A seguir, Paulo Lins fala sobre o interesse do cinema pela violência social do país, sobre mídia e desinformação.

Folha - O interesse de duas produtoras grandes por seu livro, os documentários sobre os morros cariocas de João Moreira Salles, "Orfeu", de Cacá Diegues, também no morro, tudo isso não indica um maior interesse pela violência, por mostrar o cotidiano miserável das favelas brasileiras?
Paulo Lins -
Não. Não está havendo nenhum boom de interesse pela violência na arte. Os artistas sempre falaram dela. Bom, o que acontece é que hoje a violência está mais forte, está aí interessando a todos como sempre interessou aos artistas. Porém, somente agora é que a mídia e a universidade estão discutindo mais esse problema, depois dos sequestros, quando a violência transcendeu a favela, desceu o morro. Enquanto tinha só pobre se matando ninguém ligava, a classe média e a elite não estavam nem aí, não estão vendo como as chacinas da periferia de São Paulo viraram apenas estatísticas.

Folha - Não é curioso que o lugar da violência nas capitais seja o universo aglutinado da favela, um núcleo unido pelo imaginário comum, pelo samba, pelo candomblé, onde as pessoas estão próximas?
Lins -
É justamente por isso, porque as pessoas estão muito perto umas das outras, sem privacidade e, ainda, com fome, doentes, desinformadas, sem educação, apodrecendo nas drogas e no alcoolismo, por isso se matam com tamanha banalidade.

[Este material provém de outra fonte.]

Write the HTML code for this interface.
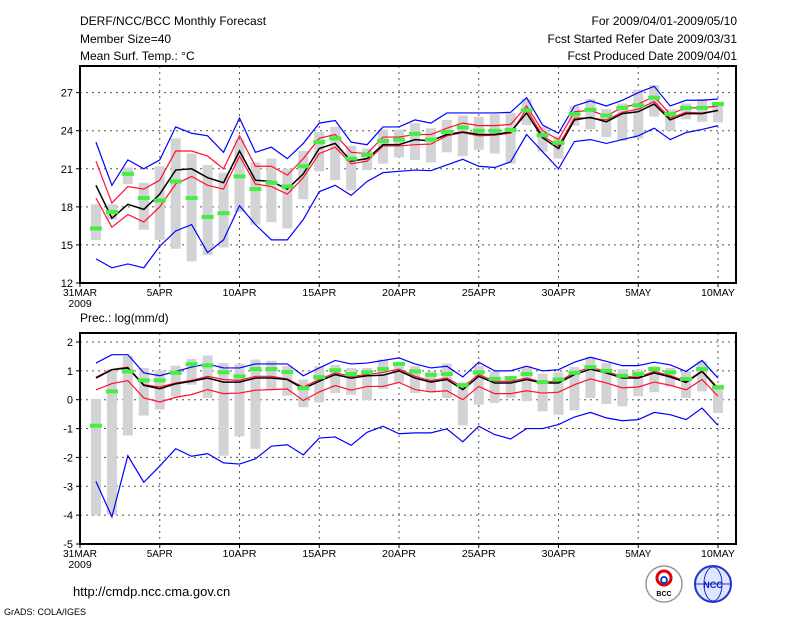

Folha - Por que elas estão tão desinformadas?
Lins -
Por causa dos maus tratos que se vem dando aos pobres brasileiros. A desinformação é tão grave quanto a falta de alimento. O pessoal é semi-analfabeto, não tem acesso ao cinema, à literatura, às artes plásticas, a uma boa escola.

Folha -O sr. venderia os direitos autorais de seu livro para a televisão, para que se fizesse, por exemplo, uma série na Rede Globo?
Lins -
Claro. A TV também precisa do cinema brasileiro, de literatura, de artes. A TV aberta não dá "sustança" para a cabeça de ninguém. A TV brasileira é pornográfica. Ela serve mais para alimentar a masturbação da garotada e criar ilusões nos adultos do que para informar. É um tipo de entretenimento sem nenhuma responsabilidade.

Folha - E o sr. acha que a gente da favela vai assistir ao filme "Cidade de Deus"?
Lins -
O filme, sim. O cinema, apesar de ser de pouca penetração, tem mais do que a literatura. Já o livro ninguém leu mesmo.